Tal forma de vida exige que se centre nos mais necessitados. A Regra apela consistentemente a uma opção preferencial pelos necessitados. Os frades devem "compartilhar todas as coisas em comum" e dar "a cada um na proporção da sua necessidade". Isto é particularmente importante para ajudar os mais fracos da comunidade. Como ensinou Agostinho, "o amor tem mãos para ajudar os outros. Tem pés para ir ao encontro dos pobres e necessitados. Tem olhos para ver a miséria e a necessidade. Tem ouvidos para ouvir os suspiros e as dores dos homens". Leão XIV espera seguir este exemplo e o de seus homônimos e predecessores. Leão Magno acolheu refugiados em Roma e colocou a Igreja a seu serviço; Leão XIII foi o papa dos pobres e dos trabalhadores; e Francisco sempre nos chamou para servir os marginalizados, especialmente os nascituros e os refugiados.
Por fim, a Regra convoca os irmãos a estarem dispostos a corrigir uns aos outros quando erram e a viver uma vida repleta de misericórdia. Agostinho vê isso como uma ação unida, pois oferecemos "amor à pessoa e ódio ao pecado". A Regra vê o mosteiro como um hospital de campanha (para usar a imagem do Papa Francisco) onde a doença é o pecado
“Se o seu irmão tivesse uma ferida corporal que desejasse esconder por medo de uma cirurgia, o seu silêncio não seria cruel e a sua revelação misericordiosa?” O desafio do Papa é oferecer tal correção por misericórdia. Assim, se Leão quiser viver a Regra como Papa e viver como Leão Magno e Leão XIII, ele erguerá a sua voz profética contra a opressão dos trabalhadores, a rejeição dos migrantes, a matança de nascituros, a distorção do dom da sexualidade humana e a destruição do planeta. Esta correção visa recolocar as pessoas no caminho certo rumo ao amor a Deus e ao próximo.
Este ethos de correção amorosa deve ser moldado pela misericórdia e pelo perdão. A vida espiritual, para Agostinho, significa saber que nesta vida "a nossa justiça reside principalmente no nosso arrependimento".
Deus, como Agostinho tantas vezes nos lembra, nos perdoa, tem misericórdia de nós, se e somente se perdoarmos os outros.
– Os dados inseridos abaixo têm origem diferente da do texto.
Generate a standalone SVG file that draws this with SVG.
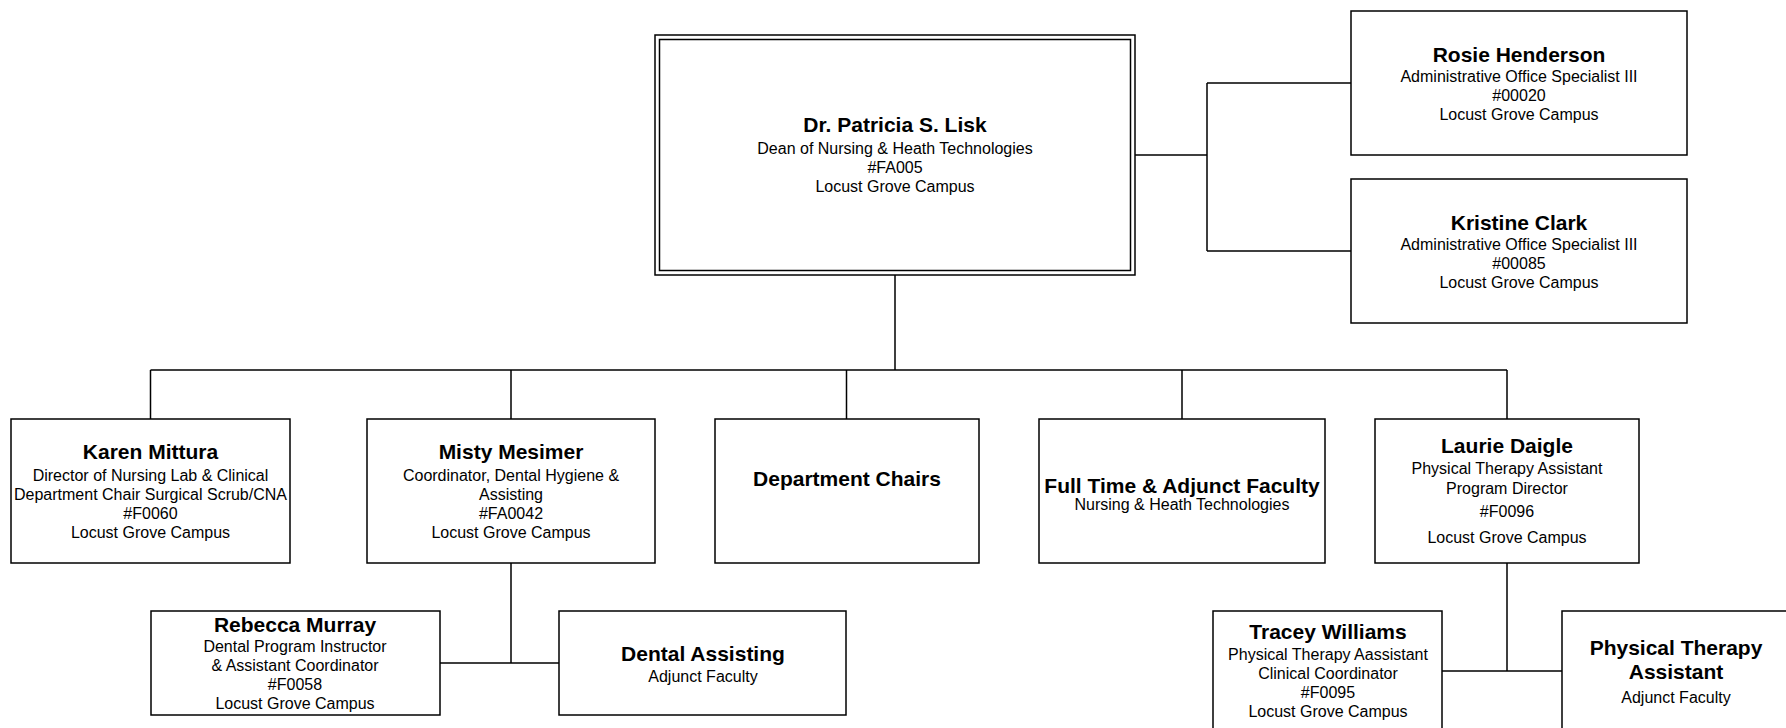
<svg xmlns="http://www.w3.org/2000/svg" width="1786" height="728" viewBox="0 0 1786 728">
<style>
.box{fill:#fff;stroke:#000;stroke-width:1.5}
.conn{fill:none;stroke:#000;stroke-width:1.5}
text{font-family:"Liberation Sans",Arial,sans-serif;fill:#000;text-anchor:middle}
.n{font-size:21px;font-weight:bold}
.s{font-size:16px}
</style>
<rect width="1786" height="728" fill="#fff"/>
<g id="connectors">
<path class="conn" d="M1135 155H1207M1207 83V251M1207 83H1351M1207 251H1351"/>
<path class="conn" d="M895 275V370M150.5 370H1507M150.5 370V419M511 370V419M846.5 370V419M1182 370V419M1507 370V419"/>
<path class="conn" d="M511 563V663M440 663H559"/>
<path class="conn" d="M1507 563V671M1442 671H1562"/>
</g>
<g id="root">
<rect class="box" x="655" y="35" width="480" height="240"/>
<rect class="box" x="659.5" y="39.5" width="471" height="231"/>
<text class="n" x="895" y="132">Dr. Patricia S. Lisk</text>
<text class="s" x="895" y="154">Dean of Nursing &amp; Heath Technologies</text>
<text class="s" x="895" y="173">#FA005</text>
<text class="s" x="895" y="192">Locust Grove Campus</text>
</g>
<g id="rosie">
<rect class="box" x="1351" y="11" width="336" height="144"/>
<text class="n" x="1519" y="62">Rosie Henderson</text>
<text class="s" x="1519" y="82">Administrative Office Specialist III</text>
<text class="s" x="1519" y="101">#00020</text>
<text class="s" x="1519" y="120">Locust Grove Campus</text>
</g>
<g id="kristine">
<rect class="box" x="1351" y="179" width="336" height="144"/>
<text class="n" x="1519" y="230">Kristine Clark</text>
<text class="s" x="1519" y="250">Administrative Office Specialist III</text>
<text class="s" x="1519" y="269">#00085</text>
<text class="s" x="1519" y="288">Locust Grove Campus</text>
</g>
<g id="karen">
<rect class="box" x="11" y="419" width="279" height="144"/>
<text class="n" x="150.5" y="459">Karen Mittura</text>
<text class="s" x="150.5" y="481">Director of Nursing Lab &amp; Clinical</text>
<text class="s" x="150.5" y="500">Department Chair Surgical Scrub/CNA</text>
<text class="s" x="150.5" y="519">#F0060</text>
<text class="s" x="150.5" y="538">Locust Grove Campus</text>
</g>
<g id="misty">
<rect class="box" x="367" y="419" width="288" height="144"/>
<text class="n" x="511" y="459">Misty Mesimer</text>
<text class="s" x="511" y="481">Coordinator, Dental Hygiene &amp;</text>
<text class="s" x="511" y="500">Assisting</text>
<text class="s" x="511" y="519">#FA0042</text>
<text class="s" x="511" y="538">Locust Grove Campus</text>
</g>
<g id="dept-chairs">
<rect class="box" x="715" y="419" width="264" height="144"/>
<text class="n" x="847" y="486">Department Chairs</text>
</g>
<g id="full-time">
<rect class="box" x="1039" y="419" width="286" height="144"/>
<text class="n" x="1182" y="493">Full Time &amp; Adjunct Faculty</text>
<text class="s" x="1182" y="510">Nursing &amp; Heath Technologies</text>
</g>
<g id="laurie">
<rect class="box" x="1375" y="419" width="264" height="144"/>
<text class="n" x="1507" y="453">Laurie Daigle</text>
<text class="s" x="1507" y="474">Physical Therapy Assistant</text>
<text class="s" x="1507" y="494">Program Director</text>
<text class="s" x="1507" y="517">#F0096</text>
<text class="s" x="1507" y="543">Locust Grove Campus</text>
</g>
<g id="rebecca">
<rect class="box" x="151" y="611" width="289" height="104"/>
<text class="n" x="295" y="632">Rebecca Murray</text>
<text class="s" x="295" y="652">Dental Program Instructor</text>
<text class="s" x="295" y="671">&amp; Assistant Coordinator</text>
<text class="s" x="295" y="690">#F0058</text>
<text class="s" x="295" y="709">Locust Grove Campus</text>
</g>
<g id="dental-assisting">
<rect class="box" x="559" y="611" width="287" height="104"/>
<text class="n" x="703" y="661">Dental Assisting</text>
<text class="s" x="703" y="682">Adjunct Faculty</text>
</g>
<g id="tracey">
<rect class="box" x="1213" y="611" width="229" height="140"/>
<text class="n" x="1328" y="639">Tracey Williams</text>
<text class="s" x="1328" y="660">Physical Therapy Aassistant</text>
<text class="s" x="1328" y="679">Clinical Coordinator</text>
<text class="s" x="1328" y="698">#F0095</text>
<text class="s" x="1328" y="717">Locust Grove Campus</text>
</g>
<g id="pta">
<rect class="box" x="1562" y="611" width="230" height="140"/>
<text class="n" x="1676" y="655">Physical Therapy</text>
<text class="n" x="1676" y="679">Assistant</text>
<text class="s" x="1676" y="703">Adjunct Faculty</text>
</g>
</svg>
Referindo-se à Oração do Senhor, ele diz aos seus confrades: "Se eles se ofenderam mutuamente, perdoarão mutuamente as suas ofensas, em nome das vossas orações". A única pessoa que não pertence ao mosteiro é aquela que não busca nem oferece perdão. Deus, como Leão prega ao mundo, "ama a todos". Desse amor, surge o perdão misericordioso de Deus em Cristo e a nossa vocação ao perdão misericordioso de todos.
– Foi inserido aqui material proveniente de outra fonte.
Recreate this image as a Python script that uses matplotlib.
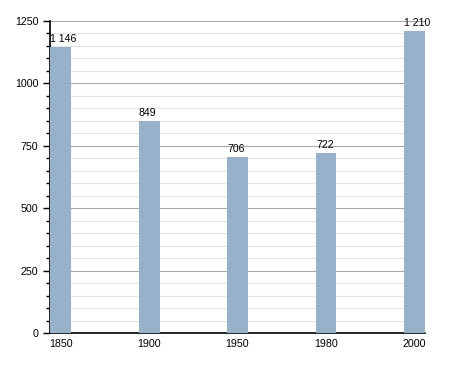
import matplotlib.pyplot as plt
from matplotlib.ticker import MultipleLocator

annees = ["1850", "1900", "1950", "1980", "2000"]
population = [1146, 849, 706, 722, 1210]
etiquettes = ["1 146", "849", "706", "722", "1 210"]

plt.rcParams['font.family'] = ['Liberation Sans', 'DejaVu Sans']

fig = plt.figure(figsize=(4.55, 3.73), dpi=100)
ax = fig.add_axes([0.110, 0.107, 0.824, 0.837])

x = range(len(annees))
largeur = 0.237
ax.bar(x, population, width=largeur, color='#97b1cb', zorder=3)
# etiquettes alignees sur le bord gauche des barres
for i, v in enumerate(population):
    ax.text(i - largeur / 2 + 0.005, v + 12, etiquettes[i], ha='left', va='bottom',
            fontsize=7.6, zorder=4)

ax.set_xlim(-largeur / 2, len(annees) - 1 + largeur / 2)
ax.set_ylim(0, 1250)
ax.set_xticks(list(x))
ax.set_xticklabels(annees)
ax.yaxis.set_major_locator(MultipleLocator(250))
ax.yaxis.set_minor_locator(MultipleLocator(50))
ax.grid(axis='y', which='major', color='#a8a8a8', linewidth=0.8, zorder=1)
ax.grid(axis='y', which='minor', color='#e2e2e2', linewidth=0.8, zorder=0)

for s in ['top', 'right']:
    ax.spines[s].set_visible(False)
ax.spines['left'].set_linewidth(1.2)
ax.spines['bottom'].set_linewidth(1.2)
ax.tick_params(axis='x', length=0, labelsize=7.7, pad=4)
ax.tick_params(axis='y', which='major', length=5, width=1, labelsize=7.7)
ax.tick_params(axis='y', which='minor', length=3, width=1)

fig.savefig('out.png', dpi=100)
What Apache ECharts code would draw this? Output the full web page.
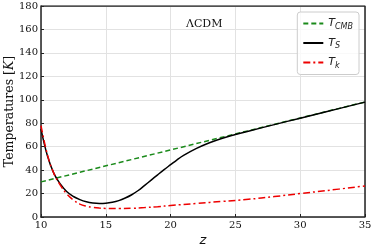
<!DOCTYPE html>
<html><head><meta charset="utf-8">
<script src="https://cdn.jsdelivr.net/npm/echarts@6/dist/echarts.min.js"></script>
<style>html,body{margin:0;padding:0;background:#fff}#c{width:374px;height:248px}</style>
</head><body><div id="c"></div>
<script>
const zCMB = [10, 35];
const tCMB = [29.975, 98.1];
const zS = [10, 10.5, 11, 11.5, 12, 12.5, 13, 13.5, 14, 14.5, 15, 15.5, 16, 16.5, 17, 17.5, 18, 18.5, 19, 19.5, 20, 20.5, 21, 22, 23, 24, 25, 26, 28, 30, 32, 35];
const tS = [75, 52, 37, 28, 21.5, 17.5, 14.8, 13, 12, 11.6, 11.8, 12.6, 14, 16.2, 19, 22.6, 27, 31.5, 36, 40.4, 44.6, 48.8, 52.5, 58.5, 63.3, 67.2, 70.3, 73.2, 78.8, 84.3, 89.8, 98];
const zK = [10, 10.5, 11, 11.5, 12, 12.5, 13, 13.5, 14, 14.5, 15, 15.5, 16, 17, 18, 19, 20, 22, 24, 26, 28, 30, 32, 35];
const tK = [78, 53, 37, 27, 19.5, 14.5, 11, 9.2, 8.2, 7.6, 7.3, 7.2, 7.2, 7.4, 8, 8.8, 9.8, 11.6, 13.3, 15.1, 17.4, 20, 22.5, 26.5];
const xTicks = [10, 15, 20, 25, 30, 35];
const yTicks = [0, 20, 40, 60, 80, 100, 120, 140, 160, 180];

const pair = (xs, ys) => xs.map((x, i) => [x, ys[i]]);
const chart = echarts.init(document.getElementById('c'), null, {renderer: 'canvas'});
const serif = 'DejaVu Serif';
chart.setOption({
  animation: false,
  grid: {left: 41, right: 9, top: 6, bottom: 31, containLabel: false, outerBoundsMode: 'none'},
  title: {text: 'ΛCDM', left: 181, top: 14, textStyle: {fontFamily: serif, fontSize: 11, fontWeight: 'normal', color: '#111'}},
  legend: {
    orient: 'vertical', right: 15, top: 12, itemWidth: 20, itemHeight: 8, itemGap: 7,
    padding: [6, 6, 5, 5], borderColor: '#ccc', borderWidth: 1, borderRadius: 3,
    backgroundColor: 'rgba(255,255,255,0.8)',
    itemStyle: {opacity: 0},
    data: ['cmb', 's', 'k'],
    formatter: n => n === 'cmb' ? '{i|T}{sub|CMB}' : (n === 's' ? '{i|T}{sub|S}' : '{i|T}{sub|k}'),
    textStyle: {rich: {
      i: {fontFamily: 'DejaVu Sans', fontStyle: 'italic', fontSize: 11, color: '#222'},
      sub: {fontFamily: 'DejaVu Sans', fontStyle: 'italic', fontSize: 8, color: '#222', verticalAlign: 'bottom', padding: [6, 0, 0, 0]}
    }}
  },
  xAxis: {
    type: 'value', min: 10, max: 35, interval: 5,
    name: 'z', nameLocation: 'middle', nameGap: 17, nameMoveOverlap: false,
    nameTextStyle: {fontFamily: 'DejaVu Sans', fontStyle: 'italic', fontSize: 13, color: '#111'},
    axisLine: {show: true, onZero: false, lineStyle: {color: '#222', width: 1.5}},
    axisTick: {inside: true, length: 3, lineStyle: {color: '#222'}},
    axisLabel: {fontFamily: serif, fontSize: 10, color: '#111', margin: 3, formatter: v => xTicks.includes(v) ? String(v) : ''},
    splitLine: {show: true, lineStyle: {color: '#e2e2e2', width: 1}}
  },
  yAxis: {
    type: 'value', min: 0, max: 180, interval: 20,
    name: 'Temperatures [{k|K}]', nameLocation: 'middle', nameGap: 25, nameMoveOverlap: false,
    nameTextStyle: {fontFamily: serif, fontSize: 12.5, color: '#111', rich: {k: {fontFamily: serif, fontStyle: 'italic', fontSize: 12.5, color: '#111'}}},
    axisLine: {show: true, lineStyle: {color: '#222', width: 1.5}},
    axisTick: {inside: true, length: 3, lineStyle: {color: '#222'}},
    axisLabel: {fontFamily: serif, fontSize: 10, color: '#111', margin: 3, formatter: v => yTicks.includes(v) ? String(v) : ''},
    splitLine: {show: true, lineStyle: {color: '#e2e2e2', width: 1}}
  },
  series: [
    {name: 'cmb', type: 'line', data: pair(zCMB, tCMB), symbol: 'none', z: 2,
     lineStyle: {color: '#1a8a1a', width: 1.5, type: [5, 3]}, itemStyle: {color: '#1a8a1a'}},
    {name: 's', type: 'line', data: pair(zS, tS), symbol: 'none', smooth: 0.4, z: 3,
     lineStyle: {color: '#000', width: 1.5}, itemStyle: {color: '#000'}},
    {name: 'k', type: 'line', data: pair(zK, tK), symbol: 'none', smooth: 0.4, z: 4,
     lineStyle: {color: '#ee0000', width: 1.5, type: [7, 3, 2, 3]}, itemStyle: {color: '#ee0000'}},
    {type: 'line', data: [[10, 180], [35, 180], [35, 0]], symbol: 'none', silent: true,
     lineStyle: {color: '#222', width: 1.5}, z: 1, legendHoverLink: false}
  ]
});
</script></body></html>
Foi esse amor que levou o padre agostiniano Robert Prevost ao Peru para servir aos marginalizados. Agora, ele o envia a Roma para servir a partir do centro e, como ele mesmo diz, "dedicar-se ao máximo para que todos tenham a oportunidade de conhecer e amar a Cristo".
Que esse amor e essa visão da comunidade agostiniana moldem seu pontificado e a Igreja. E que Santo Agostinho e todos os santos agostinianos rezem por ele e por nós!